**EXERCISE INSTRUCTIONS:**
Restate the listing that follows word for word, without its pictures.

**RECORDED INFORMATION:**
"""
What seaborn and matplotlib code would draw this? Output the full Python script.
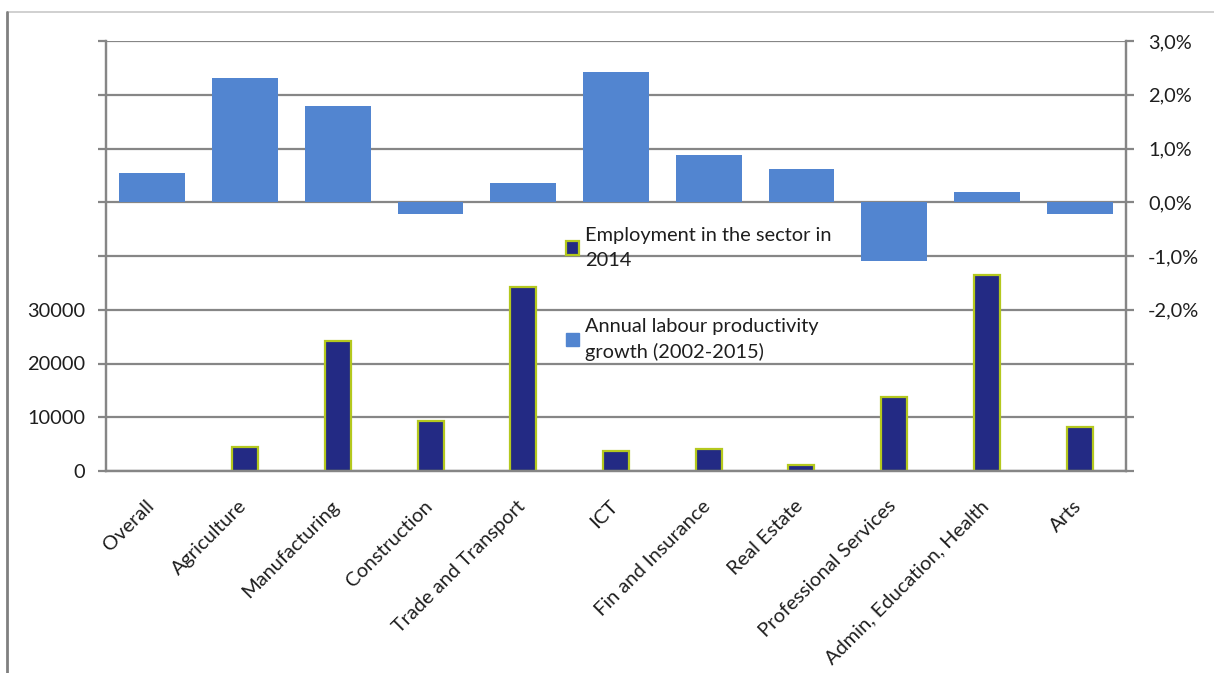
import numpy as np
import matplotlib
matplotlib.use("Agg")
import matplotlib.pyplot as plt
import matplotlib.transforms as mtransforms
import seaborn as sns
from matplotlib.patches import Patch
from matplotlib.lines import Line2D
from matplotlib.ticker import FixedLocator, FuncFormatter

categories = ["Overall", "Agriculture", "Manufacturing", "Construction",
              "Trade and Transport", "ICT", "Fin and Insurance", "Real Estate",
              "Professional Services", "Admin, Education, Health", "Arts"]
employment = [0, 4500, 24200, 9300, 34200, 3700, 4100, 1100, 13800, 36500, 8200]
productivity = [0.54, 2.31, 1.80, -0.22, 0.35, 2.43, 0.87, 0.61, -1.09, 0.20, -0.22]

emp_label = "Employment in the sector in\n2014"
prod_label = "Annual labour productivity\ngrowth (2002-2015)"

sns.set_style("white")
plt.rcParams['font.family'] = ['Lato', 'DejaVu Sans']
TXT = "#1e1e1e"
GRID = "#868686"
NAVY = "#232A84"
EDGE = "#B4C81E"
BLUE = "#5285D0"
FS = 14.4

fig = plt.figure(figsize=(12.14, 6.73), dpi=100)
ax = fig.add_axes([106/1214, 1-471/673, (1126-106)/1214, (471-41)/673])
ax2 = ax.twinx()

sns.barplot(x=categories, y=employment, order=categories, ax=ax, color=NAVY,
            saturation=1, width=0.28, edgecolor=EDGE, linewidth=1.6, errorbar=None,
            zorder=3)
for p in ax.patches:
    if p.get_height() == 0:
        p.set_visible(False)

sns.barplot(x=categories, y=productivity, order=categories, ax=ax2, color=BLUE,
            saturation=1, width=0.71, linewidth=0, errorbar=None, zorder=3)

ax.set_ylim(0, 80000)
ax2.set_ylim(-5, 3)
ax.set_xlim(-0.5, len(categories) - 0.5)

ax.yaxis.set_major_locator(FixedLocator(np.arange(0, 80001, 10000)))
ax.yaxis.set_major_formatter(FuncFormatter(lambda v, p: f"{int(v)}" if v <= 30000 else ""))
ax2.yaxis.set_major_locator(FixedLocator(np.arange(-5, 3.01, 1)))
ax2.yaxis.set_major_formatter(FuncFormatter(
    lambda v, p: (f"{v:.1f}%".replace(".", ",")) if v >= -2 else ""))

ax.set_axisbelow(True)
ax.grid(axis="y", color=GRID, linewidth=1.6)
ax.grid(axis="x", visible=False)
ax2.grid(False)

ax.set_xticks(range(len(categories)))
ax.set_xticklabels(categories, rotation=45, ha="right", rotation_mode="anchor",
                   fontsize=FS, color=TXT)
ax.set_xticks(np.arange(-0.5, len(categories), 1), minor=True)
ax.tick_params(axis="x", which="major", length=0, pad=19)
ax.tick_params(axis="x", which="minor", length=6, width=1.6, color=GRID)
ax.tick_params(axis="y", length=6, width=1.6, color=GRID, labelsize=FS,
               labelcolor=TXT, left=True, pad=9)
ax2.tick_params(axis="y", length=6, width=1.6, color=GRID, labelsize=FS,
                labelcolor=TXT, right=True, pad=10)
ax.set_xlabel("")
ax.set_ylabel("")
ax2.set_ylabel("")

for a in (ax, ax2):
    for s in ["left", "right", "bottom"]:
        a.spines[s].set_visible(True)
        a.spines[s].set_color(GRID)
        a.spines[s].set_linewidth(1.6)
    a.spines["top"].set_visible(False)

handles = [Patch(facecolor=NAVY, edgecolor=EDGE, linewidth=1.6, label=emp_label),
           Patch(facecolor=BLUE, edgecolor=BLUE, label=prod_label)]
leg = ax2.legend(handles=handles, loc="upper left",
                 bbox_to_anchor=(566/1214, 1-227/673), bbox_transform=fig.transFigure,
                 frameon=False, fontsize=FS, handlelength=0.65, handleheight=0.65,
                 handletextpad=0.3, labelspacing=2.45, borderpad=0, borderaxespad=0,
                 labelcolor=TXT)
for t in leg.get_texts():
    t.set_linespacing(1.55)

fig.add_artist(Line2D([7/1214, 1], [1-12/673, 1-12/673], color="#c8c8c8",
                      linewidth=1.2, transform=fig.transFigure))
fig.add_artist(Line2D([7/1214, 7/1214], [0, 1-12/673], color="#808080",
                      linewidth=2, transform=fig.transFigure))

fig.canvas.draw()
offset = mtransforms.ScaledTranslation(-7/100, 0, fig.dpi_scale_trans)
for tick in ax.xaxis.get_major_ticks():
    for lab in (tick.label1,):
        lab.set_transform(lab.get_transform() + offset)

fig.savefig("out.png", dpi=100)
"""
**RESULT BELOW:**
What seaborn and matplotlib code would draw this? Output the full Python script.
import numpy as np
import matplotlib
matplotlib.use("Agg")
import matplotlib.pyplot as plt
import matplotlib.transforms as mtransforms
import seaborn as sns
from matplotlib.patches import Patch
from matplotlib.lines import Line2D
from matplotlib.ticker import FixedLocator, FuncFormatter

categories = ["Overall", "Agriculture", "Manufacturing", "Construction",
              "Trade and Transport", "ICT", "Fin and Insurance", "Real Estate",
              "Professional Services", "Admin, Education, Health", "Arts"]
employment = [0, 4500, 24200, 9300, 34200, 3700, 4100, 1100, 13800, 36500, 8200]
productivity = [0.54, 2.31, 1.80, -0.22, 0.35, 2.43, 0.87, 0.61, -1.09, 0.20, -0.22]

emp_label = "Employment in the sector in\n2014"
prod_label = "Annual labour productivity\ngrowth (2002-2015)"

sns.set_style("white")
plt.rcParams['font.family'] = ['Lato', 'DejaVu Sans']
TXT = "#1e1e1e"
GRID = "#868686"
NAVY = "#232A84"
EDGE = "#B4C81E"
BLUE = "#5285D0"
FS = 14.4

fig = plt.figure(figsize=(12.14, 6.73), dpi=100)
ax = fig.add_axes([106/1214, 1-471/673, (1126-106)/1214, (471-41)/673])
ax2 = ax.twinx()

sns.barplot(x=categories, y=employment, order=categories, ax=ax, color=NAVY,
            saturation=1, width=0.28, edgecolor=EDGE, linewidth=1.6, errorbar=None,
            zorder=3)
for p in ax.patches:
    if p.get_height() == 0:
        p.set_visible(False)

sns.barplot(x=categories, y=productivity, order=categories, ax=ax2, color=BLUE,
            saturation=1, width=0.71, linewidth=0, errorbar=None, zorder=3)

ax.set_ylim(0, 80000)
ax2.set_ylim(-5, 3)
ax.set_xlim(-0.5, len(categories) - 0.5)

ax.yaxis.set_major_locator(FixedLocator(np.arange(0, 80001, 10000)))
ax.yaxis.set_major_formatter(FuncFormatter(lambda v, p: f"{int(v)}" if v <= 30000 else ""))
ax2.yaxis.set_major_locator(FixedLocator(np.arange(-5, 3.01, 1)))
ax2.yaxis.set_major_formatter(FuncFormatter(
    lambda v, p: (f"{v:.1f}%".replace(".", ",")) if v >= -2 else ""))

ax.set_axisbelow(True)
ax.grid(axis="y", color=GRID, linewidth=1.6)
ax.grid(axis="x", visible=False)
ax2.grid(False)

ax.set_xticks(range(len(categories)))
ax.set_xticklabels(categories, rotation=45, ha="right", rotation_mode="anchor",
                   fontsize=FS, color=TXT)
ax.set_xticks(np.arange(-0.5, len(categories), 1), minor=True)
ax.tick_params(axis="x", which="major", length=0, pad=19)
ax.tick_params(axis="x", which="minor", length=6, width=1.6, color=GRID)
ax.tick_params(axis="y", length=6, width=1.6, color=GRID, labelsize=FS,
               labelcolor=TXT, left=True, pad=9)
ax2.tick_params(axis="y", length=6, width=1.6, color=GRID, labelsize=FS,
                labelcolor=TXT, right=True, pad=10)
ax.set_xlabel("")
ax.set_ylabel("")
ax2.set_ylabel("")

for a in (ax, ax2):
    for s in ["left", "right", "bottom"]:
        a.spines[s].set_visible(True)
        a.spines[s].set_color(GRID)
        a.spines[s].set_linewidth(1.6)
    a.spines["top"].set_visible(False)

handles = [Patch(facecolor=NAVY, edgecolor=EDGE, linewidth=1.6, label=emp_label),
           Patch(facecolor=BLUE, edgecolor=BLUE, label=prod_label)]
leg = ax2.legend(handles=handles, loc="upper left",
                 bbox_to_anchor=(566/1214, 1-227/673), bbox_transform=fig.transFigure,
                 frameon=False, fontsize=FS, handlelength=0.65, handleheight=0.65,
                 handletextpad=0.3, labelspacing=2.45, borderpad=0, borderaxespad=0,
                 labelcolor=TXT)
for t in leg.get_texts():
    t.set_linespacing(1.55)

fig.add_artist(Line2D([7/1214, 1], [1-12/673, 1-12/673], color="#c8c8c8",
                      linewidth=1.2, transform=fig.transFigure))
fig.add_artist(Line2D([7/1214, 7/1214], [0, 1-12/673], color="#808080",
                      linewidth=2, transform=fig.transFigure))

fig.canvas.draw()
offset = mtransforms.ScaledTranslation(-7/100, 0, fig.dpi_scale_trans)
for tick in ax.xaxis.get_major_ticks():
    for lab in (tick.label1,):
        lab.set_transform(lab.get_transform() + offset)

fig.savefig("out.png", dpi=100)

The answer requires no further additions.